The immediate outcome of this attempt has led the State to announce that yes, indeed, the Zadists, whom yesterday it wanted to crush, would in the end be able to continue to live on this land. Under an apparently hard-line statement, what was happening looked like one of the largest regularisations of squatters in French history. The Right, through the voice of the President of the Region, didn’t get fooled, not mincing her words, she said: “Basically, beyond putting on a show of brute force, the raw truth of this operation is that the state is going to give land to the Zadists, and they will stay.” How exactly? That is what the coming battles will decide. For the time being these forms do not commit the parties in legal terms. It is not a contract, but a simple declaration of intent.
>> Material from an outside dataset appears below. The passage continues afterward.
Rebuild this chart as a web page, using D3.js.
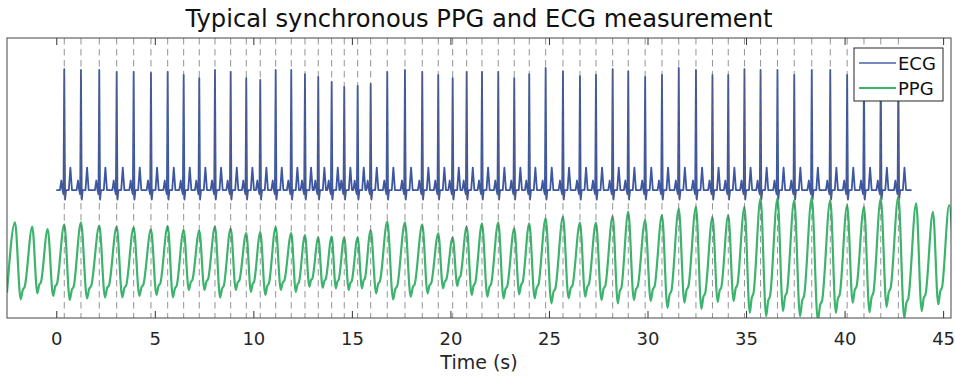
<!DOCTYPE html>
<html>
<head>
<meta charset="utf-8">
<script src="https://cdn.jsdelivr.net/npm/d3@7"></script>
<style>
  body { margin: 0; background: #fff; }
  text { font-family: "DejaVu Sans", Verdana, sans-serif; }
</style>
</head>
<body>
<svg id="chart" width="955" height="376"></svg>
<script>
// R-peak times (s)
const ecgBeatTimes = [0.406, 1.253, 2.182, 3.065, 3.927, 4.805, 5.653, 6.464, 7.256, 8.053,
    8.849, 9.641, 10.351, 11.133, 11.924, 12.619, 13.294, 13.974, 14.613, 15.293,
    15.953, 16.795, 17.693, 18.571, 19.383, 20.114, 20.824, 21.601, 22.428, 23.239,
    24.0, 24.832, 25.71, 26.573, 27.385, 28.232, 29.024, 29.881, 30.734, 31.586,
    32.459, 33.296, 34.098, 34.92, 35.737, 36.595, 37.447, 38.335, 39.274, 40.131,
    40.984, 41.836, 42.729];
// R-peak level (a.u.)
const ecgRPeaks = [8.89, 8.86, 8.86, 8.79, 8.79, 8.75, 8.79, 8.68, 8.57, 8.86,
    8.79, 8.57, 8.5, 8.86, 8.86, 8.71, 8.61, 8.43, 8.25, 8.29,
    8.36, 8.79, 8.86, 8.79, 8.68, 8.57, 8.79, 8.79, 8.79, 8.57,
    8.71, 8.93, 8.82, 8.64, 8.68, 8.89, 8.82, 8.61, 8.68, 8.93,
    8.86, 8.68, 8.68, 8.89, 8.86, 8.86, 8.68, 8.86, 8.86, 8.68,
    8.79, 8.79, 8.79];
const ecgBaseline = 4.57;
const ecgRange = [0, 43.4];
// one heartbeat (P, Q, R, S, T) as offsets from the R peak and levels above baseline
const ecgWaveOffsets = [-0.22, -0.15, -0.09, -0.04, 0, 0.04, 0.09, 0.23, 0.31, 0.39];
const ecgWaveLevels = [0, 0.34, 0, -0.15, null, -0.34, 0, 0, 0.8, 0];

// PPG systolic peaks and the trough after each one
const ppgPeakTimes = [-2.095, -1.218, -0.436].concat(ecgBeatTimes, [43.632, 44.484, 45.306]);
const ppgPeakValues = [3.418, 3.261, 3.179,
    3.346, 3.418, 3.296, 3.261, 3.239, 3.168, 3.286, 3.143, 3.118, 3.261,
    3.204, 3.036, 3.071, 3.25, 3.036, 2.964, 2.882, 2.904, 2.882, 2.882,
    3.143, 3.439, 3.418, 3.346, 3.025, 2.882, 3.261, 3.382, 3.418, 3.204,
    3.382, 3.561, 3.618, 3.404, 3.404, 3.643, 3.796, 3.493, 3.671, 3.911,
    3.971, 3.611, 3.671, 3.971, 4.271, 4.271, 4.214, 4.296, 4.214, 4.036,
    3.971, 4.271, 4.332,
    4.093, 3.793, 4.036];
const ppgTroughValues = [0.668, 0.882, 0.786,
    0.643, 0.704, 0.739, 0.739, 0.786, 0.821, 0.739, 1.0, 1.0, 0.725,
    1.0, 0.929, 0.821, 1.0, 0.929, 1.118, 1.082, 1.061, 1.0, 1.061,
    0.882, 0.668, 0.761, 0.882, 1.061, 1.143, 0.821, 0.761, 0.704, 0.846,
    0.704, 0.525, 0.704, 0.761, 0.643, 0.525, 0.643, 0.607, 0.364, 0.546,
    0.329, 0.571, 0.607, 0.186, 0.064, 0.246, 0.064, -0.107, 0.186, 0.546,
    0.207, 0.4, 0.004,
    0.246, 0.486, 0.9];
const ppgStart = { t: -2.5, v: 0.9 };
// pulse shape between two peaks: fraction of the beat and rise toward the next peak
const ppgShapeFrac = [0.33, 0.45, 0.56];
const ppgShapeRise = [0, 0.13, 0.17];

const xTicks = [0, 5, 10, 15, 20, 25, 30, 35, 40, 45];
const legendItems = ["ECG", "PPG"];

const svg = d3.select("#chart");
const margin = { top: 38, right: 4, bottom: 58, left: 7 };
const width = 955 - margin.left - margin.right;
const height = 376 - margin.top - margin.bottom;
const ecgColor = "#3d57a0";
const ppgColor = "#3db46d";

const x = d3.scaleLinear().domain([-2.5, 45.4]).range([0, width]);
const y = d3.scaleLinear().domain([0, 10]).range([height, 0]);

const g = svg.append("g").attr("transform", `translate(${margin.left},${margin.top})`);

g.append("clipPath").attr("id", "plot-clip")
    .append("rect").attr("width", width).attr("height", height);

// build ECG trace
const ecgPts = [{ t: ecgRange[0], v: ecgBaseline }];
ecgBeatTimes.forEach((t, i) => {
    ecgWaveOffsets.forEach((o, j) => {
        const lv = ecgWaveLevels[j];
        ecgPts.push({ t: t + o, v: lv === null ? ecgRPeaks[i] : ecgBaseline + lv });
    });
});
ecgPts.push({ t: ecgRange[1], v: ecgBaseline });

// build PPG trace
const ppgPts = [ppgStart];
ppgPeakTimes.forEach((t, i) => {
    ppgPts.push({ t: t, v: ppgPeakValues[i] });
    const next = i + 1 < ppgPeakTimes.length ? ppgPeakTimes[i + 1] : t + 0.85;
    const nextV = i + 1 < ppgPeakValues.length ? ppgPeakValues[i + 1] : ppgPeakValues[i];
    const dur = next - t;
    const tr = ppgTroughValues[i];
    ppgPts.push({ t: t + ppgShapeFrac[0] * dur, v: tr });
    if (i + 1 < ppgPeakTimes.length) {
        for (let k = 1; k < ppgShapeFrac.length; k++) {
            ppgPts.push({ t: t + ppgShapeFrac[k] * dur, v: tr + ppgShapeRise[k] * (nextV - tr) });
        }
    }
});

const plot = g.append("g").attr("clip-path", "url(#plot-clip)");

const ecgLine = d3.line().x(d => x(d.t)).y(d => y(d.v));
const ppgLine = d3.line().x(d => x(d.t)).y(d => y(d.v)).curve(d3.curveMonotoneX);

plot.append("path")
    .attr("d", ecgLine(ecgPts))
    .attr("fill", "none")
    .attr("stroke", ecgColor)
    .attr("stroke-width", 1.8)
    .attr("stroke-linejoin", "round");

plot.append("path")
    .attr("d", ppgLine(ppgPts))
    .attr("fill", "none")
    .attr("stroke", ppgColor)
    .attr("stroke-width", 2.2)
    .attr("stroke-linejoin", "round");

// dashed markers at every R peak
plot.selectAll(".beat")
    .data(ecgBeatTimes)
    .join("line")
    .attr("class", "beat")
    .attr("x1", d => x(d)).attr("x2", d => x(d))
    .attr("y1", 0).attr("y2", height)
    .attr("stroke", "#666")
    .attr("stroke-opacity", 0.7)
    .attr("stroke-width", 1)
    .attr("stroke-dasharray", "6.5 4.5");

// axes
const xAxis = d3.axisBottom(x).tickValues(xTicks).tickSizeInner(-7).tickSizeOuter(0).tickPadding(14);
const xAxisTop = d3.axisTop(x).tickValues(xTicks).tickSizeInner(-7).tickSizeOuter(0).tickFormat("");

const gx = g.append("g").attr("transform", `translate(0,${height})`).call(xAxis);
const gxt = g.append("g").call(xAxisTop);
[gx, gxt].forEach(a => {
    a.select(".domain").remove();
    a.selectAll(".tick line").attr("stroke", "#333");
});
gx.selectAll(".tick text")
    .attr("fill", "#262626")
    .style("font-size", "18px")
    .style("font-family", "'DejaVu Sans', sans-serif");

g.append("rect")
    .attr("width", width).attr("height", height)
    .attr("fill", "none")
    .attr("stroke", "#444")
    .attr("stroke-width", 1);

g.append("text")
    .attr("x", width / 2)
    .attr("y", height + 51)
    .attr("text-anchor", "middle")
    .attr("fill", "#262626")
    .style("font-size", "19px")
    .text("Time (s)");

svg.append("text")
    .attr("x", margin.left + width / 2)
    .attr("y", 27)
    .attr("text-anchor", "middle")
    .attr("fill", "#111")
    .style("font-size", "24.2px")
    .text("Typical synchronous PPG and ECG measurement");

// legend
const legend = g.append("g").attr("transform", `translate(${width - 97},10)`);
legend.append("rect")
    .attr("width", 89).attr("height", 53)
    .attr("fill", "#fff")
    .attr("stroke", "#262626")
    .attr("stroke-width", 1);
const legendColors = ["#4a64ad", ppgColor];
legendItems.forEach((name, i) => {
    const ly = 15 + i * 25;
    legend.append("line")
        .attr("x1", 5).attr("x2", 42)
        .attr("y1", ly).attr("y2", ly)
        .attr("stroke", legendColors[i])
        .attr("stroke-width", i === 0 ? 1.6 : 2.2);
    legend.append("text")
        .attr("x", 44)
        .attr("y", ly + 7)
        .attr("fill", "#111")
        .style("font-size", "18px")
        .text(name);
});
</script>
</body>
</html>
The Prefect claimed that she wanted names, but actually she already had them in the many legal procedures by which we had been defending our homes [using squatters’ rights]. So it has been above all a symbolic exchange, to create the possibility of the “truce.” And indeed, they never return to evict on April 24th.
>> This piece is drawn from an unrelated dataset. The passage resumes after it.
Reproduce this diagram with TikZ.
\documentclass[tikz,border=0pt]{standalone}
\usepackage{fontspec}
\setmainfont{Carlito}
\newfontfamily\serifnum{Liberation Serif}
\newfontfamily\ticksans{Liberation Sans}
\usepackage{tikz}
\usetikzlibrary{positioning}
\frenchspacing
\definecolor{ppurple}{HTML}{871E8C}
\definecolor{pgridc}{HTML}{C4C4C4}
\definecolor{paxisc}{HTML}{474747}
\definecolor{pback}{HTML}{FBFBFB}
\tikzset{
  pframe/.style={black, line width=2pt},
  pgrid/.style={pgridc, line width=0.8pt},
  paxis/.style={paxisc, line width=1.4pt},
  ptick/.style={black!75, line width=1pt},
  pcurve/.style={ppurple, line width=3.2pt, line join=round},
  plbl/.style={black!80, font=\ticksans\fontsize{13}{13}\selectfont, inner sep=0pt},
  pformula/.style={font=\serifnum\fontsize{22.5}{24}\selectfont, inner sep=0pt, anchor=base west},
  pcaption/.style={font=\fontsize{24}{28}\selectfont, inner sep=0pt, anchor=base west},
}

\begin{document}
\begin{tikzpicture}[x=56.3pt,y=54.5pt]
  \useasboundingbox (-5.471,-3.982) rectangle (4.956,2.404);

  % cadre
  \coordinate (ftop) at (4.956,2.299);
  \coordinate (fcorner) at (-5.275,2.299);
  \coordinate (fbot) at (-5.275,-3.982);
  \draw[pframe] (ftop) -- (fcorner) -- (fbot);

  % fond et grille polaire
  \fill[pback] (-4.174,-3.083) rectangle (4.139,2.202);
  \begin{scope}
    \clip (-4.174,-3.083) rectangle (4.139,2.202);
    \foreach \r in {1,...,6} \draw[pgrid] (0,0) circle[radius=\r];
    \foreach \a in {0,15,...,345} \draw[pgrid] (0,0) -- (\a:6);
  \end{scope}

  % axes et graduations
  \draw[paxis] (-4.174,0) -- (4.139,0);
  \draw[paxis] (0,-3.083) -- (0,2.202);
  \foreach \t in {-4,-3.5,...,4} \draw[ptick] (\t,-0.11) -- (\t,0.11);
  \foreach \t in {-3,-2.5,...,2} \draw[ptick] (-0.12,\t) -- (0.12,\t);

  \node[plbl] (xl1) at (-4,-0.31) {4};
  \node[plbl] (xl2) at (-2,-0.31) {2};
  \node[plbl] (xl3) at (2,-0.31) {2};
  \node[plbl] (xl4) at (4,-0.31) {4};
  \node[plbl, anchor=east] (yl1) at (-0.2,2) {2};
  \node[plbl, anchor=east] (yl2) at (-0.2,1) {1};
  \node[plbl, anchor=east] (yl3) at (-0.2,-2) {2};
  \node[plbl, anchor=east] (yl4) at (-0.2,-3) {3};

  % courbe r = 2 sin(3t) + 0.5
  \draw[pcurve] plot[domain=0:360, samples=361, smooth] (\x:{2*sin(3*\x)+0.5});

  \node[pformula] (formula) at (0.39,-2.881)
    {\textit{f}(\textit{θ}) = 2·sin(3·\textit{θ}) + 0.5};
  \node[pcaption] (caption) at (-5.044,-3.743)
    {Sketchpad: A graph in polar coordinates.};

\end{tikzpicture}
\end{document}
However, lets not deceive ourselves about the purpose of this exchange. The government is trying to divide and separate us. It lacks any imagination. Like any bureaucrat, its logic is incapable of going beyond binaries. It acts as if the ZAD was populated on one side by radicals who build barricades and throw Molotov cocktails, and on the other by nice project bearers who are just waiting to be regularised. It presumably believes that once the latter have filled in their files, it will be enough to evict the former so that peace can return to the countryside. It is applying to our situation what it has – almost – managed to make happen everywhere else in the country: a univocity of beings. You are either one thing or the other. This separation is one of the most absurd commonplaces of Western thought, which no doubt explains why it is so widely reproduced in the media, whether mainstream or not. But now, those who are trying to reopen the way to a future through negotiations have also risen forcefully against the government, like it did after April 9th. It’s not because you can build a barricade that you are incapable of holding a pen or milking a cow, and vice versa. So the state has also helped to give some of its fiercest opponents ways to consolidate their position…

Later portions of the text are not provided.